The lobby leads into the theater, which has been painted completely black except for the refinished tan flooring. There’s a new tech booth, new risers, and updated lighting. Ampersand improvisor and handyman Erik Koconis built a brand new stage and set up a “psych screen” to allow scenery to be projected behind performers. Ampersand’s capacity is currently 99. That figure includes performers and staff, so the theater will usually plan to seat approximately 75. That’s a noticeable increase in capacity from their shows at Urban Harvest, which usually topped out at 52 people. Zawada says Ampersand was selling out more than half of its shows at its former location.

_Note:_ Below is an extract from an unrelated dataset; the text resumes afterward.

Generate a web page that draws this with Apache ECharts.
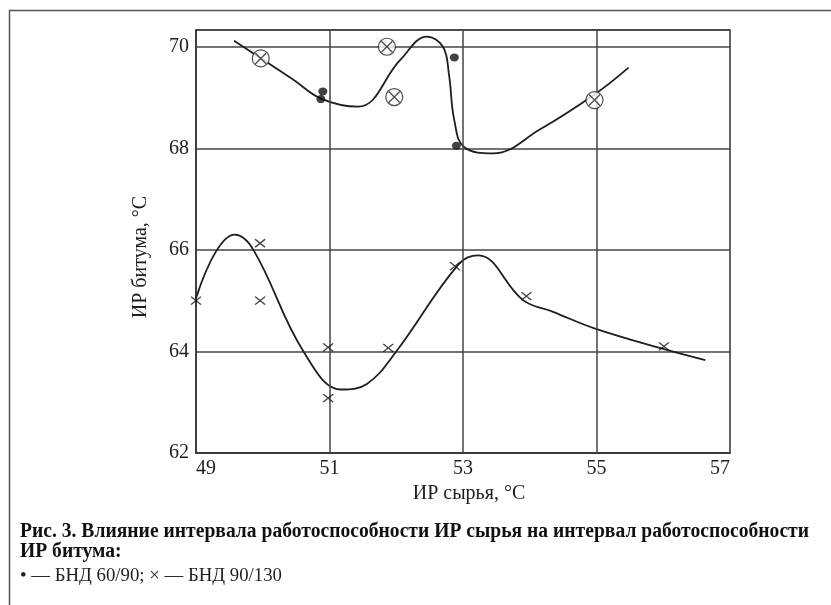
<!DOCTYPE html>
<html><head><meta charset="utf-8">
<script src="https://cdn.jsdelivr.net/npm/echarts@6/dist/echarts.min.js"></script>
<style>html,body{margin:0;padding:0;background:#fff}#c{width:831px;height:605px}</style>
</head><body><div id="c"></div>
<script>
// ---- data ----
const xLabelValues = [49, 51, 53, 55, 57];
const xGridValues = [51, 53, 55];
const yTicks = [62, 64, 66, 68, 70];

// БНД 60/90 – filled dots
const dotsBND6090 = [[50.9, 69.12], [50.87, 68.97], [52.87, 69.79], [52.9, 68.05]];
// circled-cross points (upper group)
const circlesUpper = [[49.97, 69.77], [51.86, 70.0], [51.97, 69.01], [54.97, 68.95]];
// БНД 90/130 – crosses
const crossesBND90130 = [[49.0, 65.0], [49.96, 66.13], [49.96, 65.0], [50.98, 64.08], [50.98, 63.08],
  [51.88, 64.07], [52.88, 65.68], [53.95, 65.09], [56.01, 64.1]];

// fitted curves as traced in the picture
const curveUpper = [[49.57, 70.12], [50.46, 69.35], [50.87, 68.98], [51.43, 68.82],
  [52.06, 69.74], [52.46, 70.2], [52.7, 70.0], [52.79, 69.45], [52.87, 68.55], [53.02, 68.02],
  [53.45, 67.9], [54.15, 68.37], [54.97, 69.06], [55.48, 69.59]];
const curveLower = [[49.0, 65.05], [49.3, 65.97], [49.58, 66.3], [49.86, 66.0],
  [50.61, 64.0], [51.18, 63.25], [51.56, 63.36], [52.0, 64.0],
  [52.93, 65.71], [53.23, 65.89], [53.9, 65.01], [54.35, 64.78],
  [54.98, 64.45], [56.0, 64.05], [56.63, 63.83]];

const xName = 'ИР сырья, °C';
const yName = 'ИР битума, °C';
const caption1 = 'Рис. 3. Влияние интервала работоспособности ИР сырья на интервал работоспособности';
const caption2 = 'ИР битума:';
const caption3 = '• — БНД 60/90; × — БНД 90/130';

// ---- rendering ----
const SERIF = '"Liberation Serif", "DejaVu Serif", serif';
const INK = '#1e1e1e';
function measure(text, font) {
  const c = document.createElement('canvas').getContext('2d');
  c.font = font; return c.measureText(text).width;
}
const f1 = 'bold 20px ' + SERIF;
const f3 = '19px ' + SERIF;
const s1 = 789 / measure(caption1, f1);
const s3 = 262 / measure(caption3, f3);

const chart = echarts.init(document.getElementById('c'), null, {renderer: 'canvas'});
chart.setOption({
  animation: false,
  backgroundColor: '#fff',
  grid: {left: 196, top: 30, right: 101, bottom: 152, show: true, borderColor: '#333', borderWidth: 1.5},
  xAxis: {
    type: 'value', min: 49, max: 57, interval: 1,
    axisLine: {onZero: false, lineStyle: {color: '#333', width: 1.5}},
    axisTick: {show: false},
    splitLine: {show: false},
    axisLabel: {
      fontFamily: SERIF, fontSize: 20, color: INK, margin: 6,
      alignMinLabel: 'left', alignMaxLabel: 'right',
      formatter: v => xLabelValues.includes(v) ? String(v) : ''
    }
  },
  yAxis: {
    type: 'value', min: yTicks[0], max: 70.33, interval: 2,
    axisLine: {onZero: false, lineStyle: {color: '#333', width: 1.5}},
    axisTick: {show: false},
    splitLine: {lineStyle: {color: '#444', width: 1.5}},
    axisLabel: {
      fontFamily: SERIF, fontSize: 20, color: INK, margin: 7, showMaxLabel: false,
      formatter: v => yTicks.includes(v) ? String(v) : ''
    }
  },
  series: [
    {
      type: 'line', data: curveUpper, smooth: 0.4, showSymbol: false,
      lineStyle: {color: INK, width: 1.8}, z: 3, silent: true,
      markLine: {
        silent: true, symbol: ['none', 'none'], label: {show: false},
        lineStyle: {color: '#444', width: 1.5, type: 'solid'},
        data: xGridValues.map(v => ({xAxis: v}))
      }
    },
    {
      type: 'line', data: curveLower, smooth: 0.4, showSymbol: false,
      lineStyle: {color: INK, width: 1.8}, z: 3, silent: true
    },
    {
      type: 'scatter', data: dotsBND6090, symbol: 'circle', symbolSize: [9, 8],
      itemStyle: {color: '#111'}, z: 5
    },
    {
      type: 'scatter', data: circlesUpper, symbol: 'circle', symbolSize: 17,
      itemStyle: {color: '#fff', borderColor: '#222', borderWidth: 1.2}, z: 5
    },
    {
      type: 'scatter', data: circlesUpper, symbol: 'path://M0,0L10,10M10,0L0,10', symbolSize: 11,
      itemStyle: {color: 'none', borderColor: '#222', borderWidth: 1.3}, z: 6
    },
    {
      type: 'scatter', data: crossesBND90130, symbol: 'path://M0,0L10,10M10,0L0,10', symbolSize: [10, 8],
      itemStyle: {color: 'none', borderColor: '#111', borderWidth: 1.4}, z: 5
    }
  ],
  graphic: [
    {type: 'rect', silent: true, shape: {x: 9.5, y: 10.5, width: 900, height: 700},
      style: {fill: 'none', stroke: '#555', lineWidth: 1.5}},
    {type: 'text', x: 469, y: 494, silent: true,
      style: {text: xName, font: '20px ' + SERIF, fill: INK, align: 'center', verticalAlign: 'middle'}},
    {type: 'text', x: 141, y: 257, rotation: Math.PI / 2, silent: true,
      style: {text: yName, font: '20px ' + SERIF, fill: INK, align: 'center', verticalAlign: 'middle'}},
    {type: 'text', x: 20, y: 532, scaleX: s1, silent: true,
      style: {text: caption1, font: f1, fill: '#111', align: 'left', verticalAlign: 'middle'}},
    {type: 'text', x: 20, y: 552, scaleX: s1, silent: true,
      style: {text: caption2, font: f1, fill: '#111', align: 'left', verticalAlign: 'middle'}},
    {type: 'text', x: 20, y: 576, scaleX: s3, silent: true,
      style: {text: caption3, font: f3, fill: INK, align: 'left', verticalAlign: 'middle'}}
  ]
});
</script>
</body></html>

The new space won’t only increase the number of people at Ampersand’s shows, it will eventually allow the theater to host more shows in general. No longer held under the limitations of Urban Harvest’s hours of operation, Ampersand plans to eventually add a second show on Saturday, a recurring Thursday show, a possible family-friendly Sunday matinee, and special one-off performances when the opportunity comes along.
“We grew as much as we could within those constrictions, but this opens up every possibility,” Zawada says. “Now we get to flex a little and see what we can come up with.”

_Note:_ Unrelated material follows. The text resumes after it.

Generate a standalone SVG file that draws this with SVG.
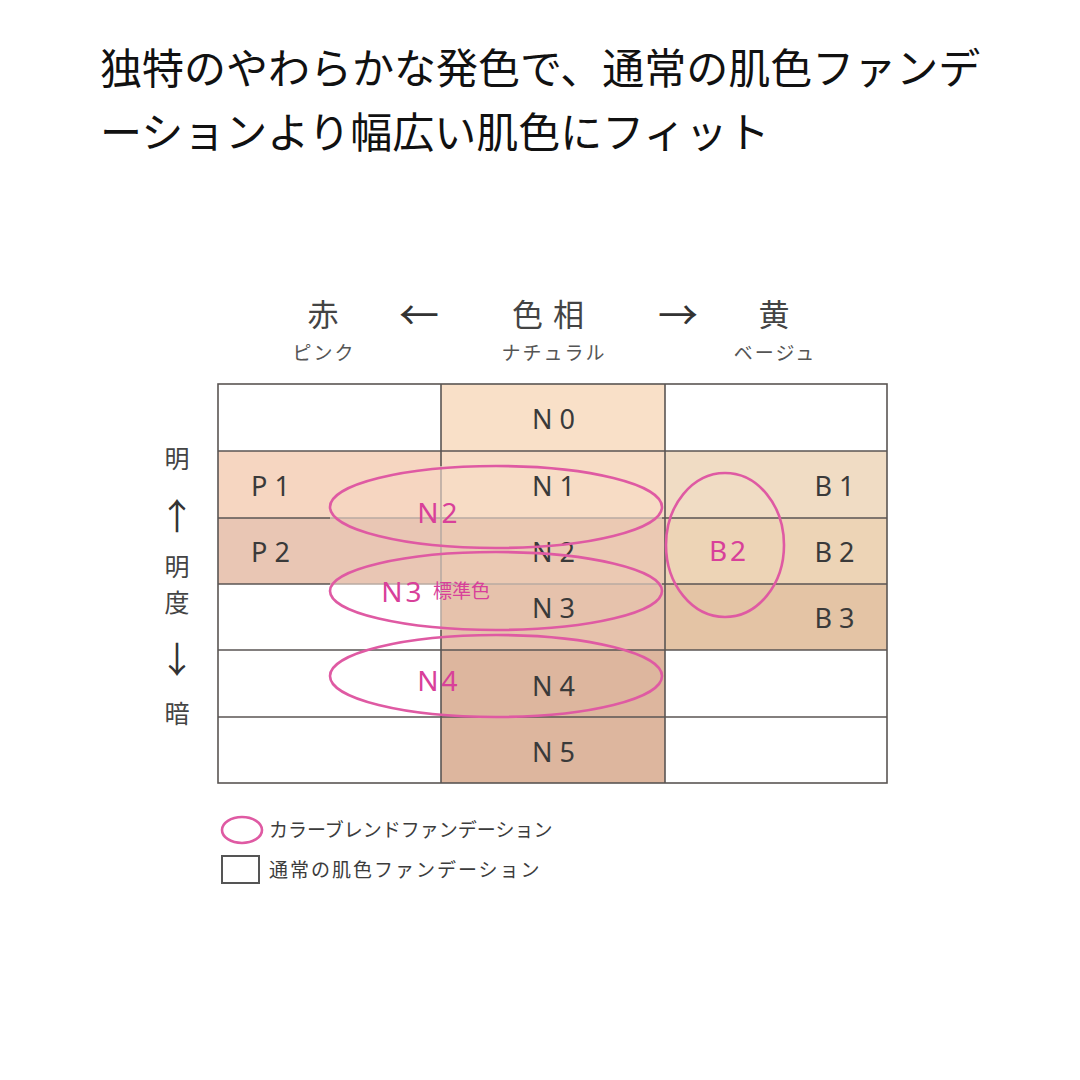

Zawada says that, in addition to using the space for lessons and as a site for its current roster of shows, Ampersand is open to bringing experimental sessions, sketch comedy, alternative comedy, and all forms of improv comedy to the theater.
Tonight’s “Stressed Out” soft opening will feature improv by Said And Done and Thrift Shop. The fun will continue into the weekend’s grand opening festivities. Friday night offers installments of The Journal, Hassenpeffer, and Professor Merryweather’s Time Traveling Improv Show. Saturday, Ampersand will bring state representative Jonathan Brostoff to the stage for an installment of their I Should Know This comedy quiz show. Expect other Ampersand efforts, such as its Dungeons & Dragons-themed No Dice show, its film-focused First Five, the sci-fi improv of Ex Machina, and The Duel to also make the move. You can check out all of Ampersand’s upcoming shows here.
YES, Ampersand Theater Company is opening a new, improved location AND it’s going to be awesome.